Aside from some gorgeous shots of planes in flight, most of Dunkirk consists of spectacles of survival, and they pile up in dreary repetition. There are three emergency landings, two on sea and one on land. There are three instances of rising waters in close quarters, two on boats and one in a plane’s cockpit. We get used to seeing members of the minimally delineated ensemble pull through. Hans Zimmer’s score is a manipulative set of variations on crescendos that never crest, mimicking sirens, heartbeats, and ticking clocks—until it breaks into a bright burst of strings when the Little Ships appear on the horizon, and Branagh’s commander is asked, “What’s that?” Tears in eyes, he replies, “It’s home.”

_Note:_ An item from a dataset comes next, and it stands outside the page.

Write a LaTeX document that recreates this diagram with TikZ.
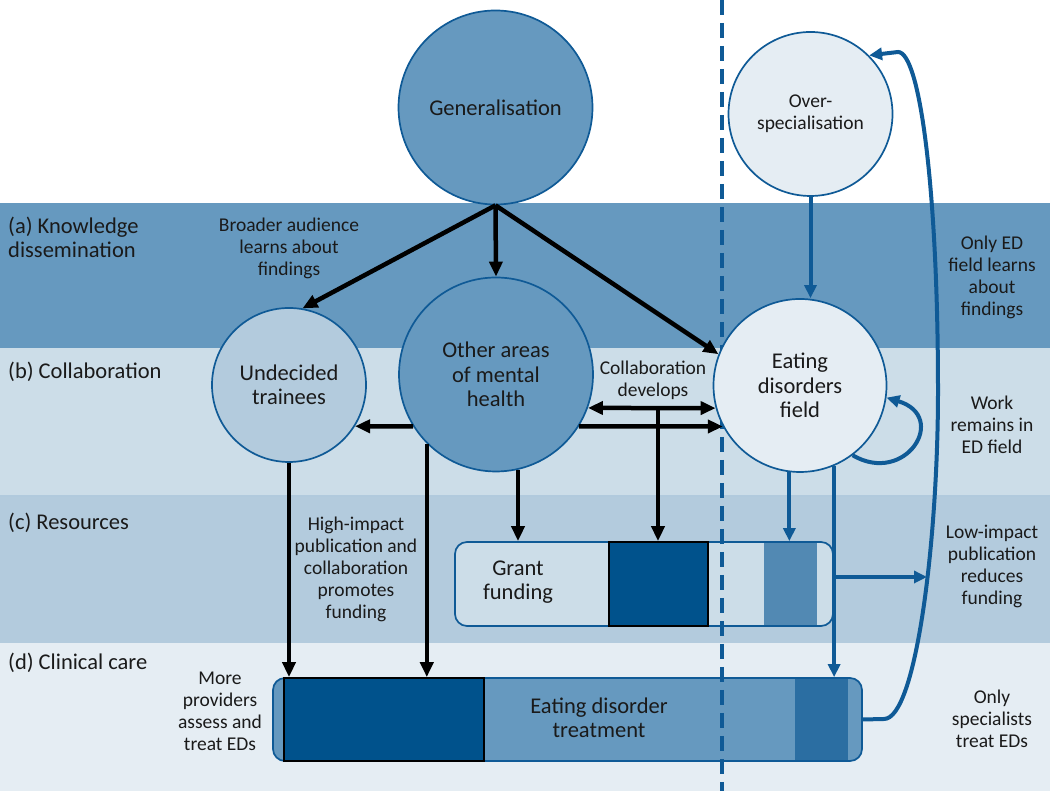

Despite their often incoherent action sequences, gimmicky time muddles, and turgid humorlessness, Nolan’s previous pictures usually remain watchable because of the presence of a well-deployed star: Ledger and Hathaway in the Batman films; Ellen Page in Inception; Al Pacino and Robin Williams in Insomnia. No one sparkles in Dunkirk, and as if to highlight the cast’s general listlessness, the voice of Michael Caine—elsewhere in Nolan’s universe usually reduced to the status of a butler—comes on the radio like a taunt. Harry Styles has a nice turn as a surly bloke ready to throw a French interloper overboard from a sinking ship—shades of Brexit indeed, though cooler heads prevail and the Frenchman is spared. Rylance’s Mr. Dawson is a cardboard version of stiff-upper-lip resilience. Like Dunkirk itself, his performance falls short of even clichéd Britishness. The film ends with a gutless recitation of Churchill’s “fight on the beaches” speech. Nolan has confused his native island with the anhedonia in his head.